Print the material below exactly as it stands, please, from its first line to the line holding "W, H = 1986, 907", with no pictures.

#### Available data

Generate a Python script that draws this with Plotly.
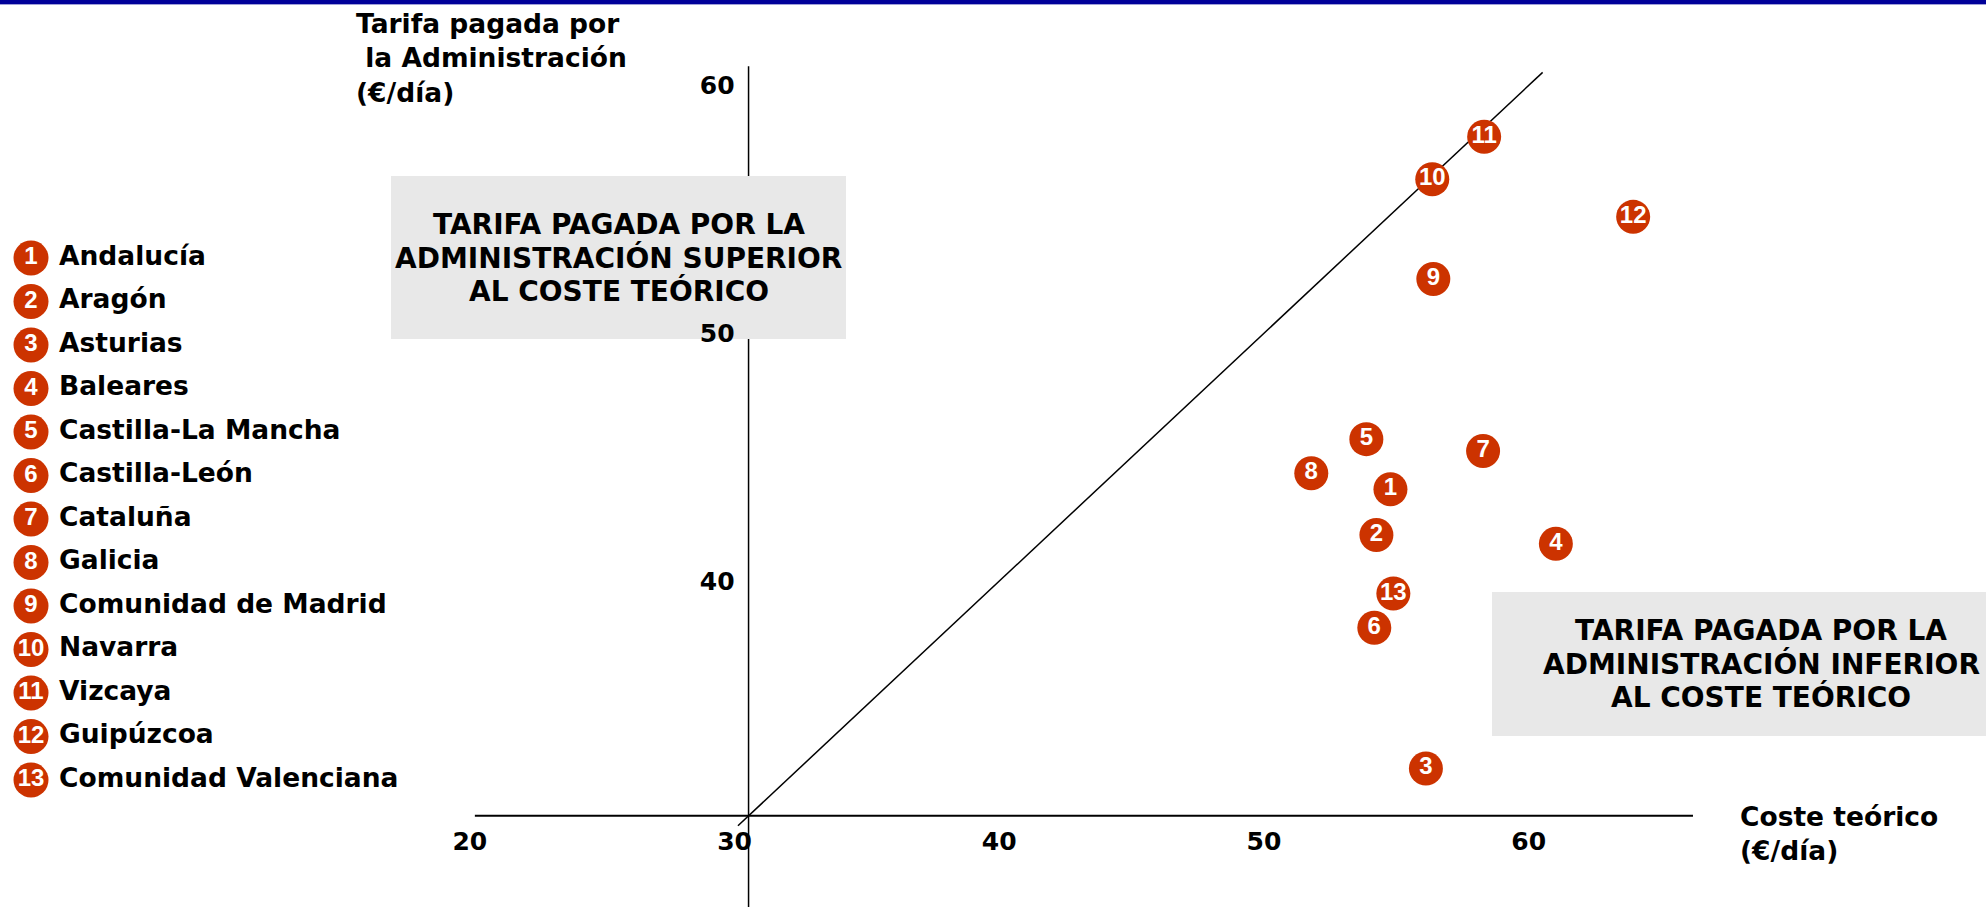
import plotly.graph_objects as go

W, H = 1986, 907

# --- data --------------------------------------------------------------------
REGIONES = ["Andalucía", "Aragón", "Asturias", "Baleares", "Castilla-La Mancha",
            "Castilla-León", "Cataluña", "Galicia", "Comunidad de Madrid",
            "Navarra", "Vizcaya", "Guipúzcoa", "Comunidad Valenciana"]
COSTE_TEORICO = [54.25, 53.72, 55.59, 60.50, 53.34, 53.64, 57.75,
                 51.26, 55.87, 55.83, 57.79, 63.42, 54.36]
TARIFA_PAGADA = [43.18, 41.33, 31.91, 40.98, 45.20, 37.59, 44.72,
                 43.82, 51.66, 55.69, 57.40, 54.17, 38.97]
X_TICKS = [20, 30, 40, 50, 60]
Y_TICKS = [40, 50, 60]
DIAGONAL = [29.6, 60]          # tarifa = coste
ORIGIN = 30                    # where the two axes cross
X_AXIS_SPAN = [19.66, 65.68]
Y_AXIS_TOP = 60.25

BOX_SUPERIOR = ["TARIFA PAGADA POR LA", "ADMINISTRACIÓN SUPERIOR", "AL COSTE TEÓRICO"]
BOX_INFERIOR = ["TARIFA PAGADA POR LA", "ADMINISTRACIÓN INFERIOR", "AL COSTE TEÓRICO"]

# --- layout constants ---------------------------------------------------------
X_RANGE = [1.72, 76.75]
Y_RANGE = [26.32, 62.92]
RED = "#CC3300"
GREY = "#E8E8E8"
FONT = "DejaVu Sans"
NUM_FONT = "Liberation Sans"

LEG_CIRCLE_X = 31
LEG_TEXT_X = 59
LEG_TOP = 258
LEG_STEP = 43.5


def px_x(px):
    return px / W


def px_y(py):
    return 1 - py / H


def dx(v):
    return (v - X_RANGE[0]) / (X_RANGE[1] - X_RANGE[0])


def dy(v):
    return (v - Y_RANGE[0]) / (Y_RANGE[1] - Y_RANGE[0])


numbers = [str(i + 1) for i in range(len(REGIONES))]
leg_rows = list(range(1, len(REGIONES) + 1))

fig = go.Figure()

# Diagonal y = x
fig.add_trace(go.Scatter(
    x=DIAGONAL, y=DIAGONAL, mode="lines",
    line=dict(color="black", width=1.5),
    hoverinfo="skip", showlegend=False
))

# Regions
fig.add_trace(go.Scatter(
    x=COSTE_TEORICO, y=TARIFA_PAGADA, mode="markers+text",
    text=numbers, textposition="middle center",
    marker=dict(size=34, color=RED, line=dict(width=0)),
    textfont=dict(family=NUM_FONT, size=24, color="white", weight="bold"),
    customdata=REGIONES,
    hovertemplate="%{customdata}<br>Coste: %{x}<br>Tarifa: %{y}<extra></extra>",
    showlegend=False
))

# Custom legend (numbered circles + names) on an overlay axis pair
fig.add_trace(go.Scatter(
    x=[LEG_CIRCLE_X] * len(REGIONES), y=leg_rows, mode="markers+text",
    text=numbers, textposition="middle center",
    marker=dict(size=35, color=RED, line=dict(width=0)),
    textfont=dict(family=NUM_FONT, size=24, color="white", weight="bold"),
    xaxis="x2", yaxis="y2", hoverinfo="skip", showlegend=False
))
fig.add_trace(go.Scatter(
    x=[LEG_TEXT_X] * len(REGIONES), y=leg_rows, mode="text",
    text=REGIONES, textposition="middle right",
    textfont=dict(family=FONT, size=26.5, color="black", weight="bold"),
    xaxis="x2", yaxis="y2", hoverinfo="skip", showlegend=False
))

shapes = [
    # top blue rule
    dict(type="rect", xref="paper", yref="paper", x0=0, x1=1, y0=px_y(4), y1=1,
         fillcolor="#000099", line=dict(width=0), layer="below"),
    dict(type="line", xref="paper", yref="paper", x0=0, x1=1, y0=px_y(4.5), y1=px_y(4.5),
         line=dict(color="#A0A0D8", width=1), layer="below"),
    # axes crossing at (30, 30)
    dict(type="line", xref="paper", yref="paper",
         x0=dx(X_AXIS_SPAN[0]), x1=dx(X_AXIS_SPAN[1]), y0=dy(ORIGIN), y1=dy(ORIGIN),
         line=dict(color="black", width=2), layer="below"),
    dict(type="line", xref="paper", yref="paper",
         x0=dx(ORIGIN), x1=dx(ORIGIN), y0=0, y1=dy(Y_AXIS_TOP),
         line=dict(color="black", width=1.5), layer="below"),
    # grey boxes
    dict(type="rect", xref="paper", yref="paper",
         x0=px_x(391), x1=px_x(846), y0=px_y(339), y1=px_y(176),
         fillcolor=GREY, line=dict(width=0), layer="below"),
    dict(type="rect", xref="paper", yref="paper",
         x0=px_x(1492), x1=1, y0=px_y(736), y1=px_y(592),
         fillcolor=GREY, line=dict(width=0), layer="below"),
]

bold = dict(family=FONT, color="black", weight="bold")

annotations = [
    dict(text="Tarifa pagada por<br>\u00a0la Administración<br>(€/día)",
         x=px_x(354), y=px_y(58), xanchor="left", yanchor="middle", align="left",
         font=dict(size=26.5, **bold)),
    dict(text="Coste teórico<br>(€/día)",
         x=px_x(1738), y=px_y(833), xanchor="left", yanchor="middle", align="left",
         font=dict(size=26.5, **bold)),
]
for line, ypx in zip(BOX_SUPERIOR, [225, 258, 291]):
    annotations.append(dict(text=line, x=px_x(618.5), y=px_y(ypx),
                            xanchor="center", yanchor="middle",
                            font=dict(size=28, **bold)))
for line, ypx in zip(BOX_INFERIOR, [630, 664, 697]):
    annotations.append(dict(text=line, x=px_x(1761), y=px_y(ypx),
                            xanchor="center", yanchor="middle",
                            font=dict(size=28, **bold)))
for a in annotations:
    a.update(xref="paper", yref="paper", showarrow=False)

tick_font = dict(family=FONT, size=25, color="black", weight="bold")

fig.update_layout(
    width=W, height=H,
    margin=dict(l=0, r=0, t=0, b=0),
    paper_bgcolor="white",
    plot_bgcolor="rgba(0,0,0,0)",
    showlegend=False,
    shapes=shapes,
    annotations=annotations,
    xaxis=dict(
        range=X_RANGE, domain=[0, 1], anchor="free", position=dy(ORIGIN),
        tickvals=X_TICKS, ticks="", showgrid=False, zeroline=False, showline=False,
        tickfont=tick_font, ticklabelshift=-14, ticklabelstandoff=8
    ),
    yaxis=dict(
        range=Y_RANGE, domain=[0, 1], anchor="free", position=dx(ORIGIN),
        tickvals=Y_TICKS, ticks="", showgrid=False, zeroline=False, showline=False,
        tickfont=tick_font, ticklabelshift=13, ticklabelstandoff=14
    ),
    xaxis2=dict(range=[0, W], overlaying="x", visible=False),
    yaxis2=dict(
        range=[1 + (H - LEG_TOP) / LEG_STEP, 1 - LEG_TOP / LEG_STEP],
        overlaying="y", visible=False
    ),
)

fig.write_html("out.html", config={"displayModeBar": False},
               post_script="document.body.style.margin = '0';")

########

Answer below:
Generate a Python script that draws this with Plotly.
import plotly.graph_objects as go

W, H = 1986, 907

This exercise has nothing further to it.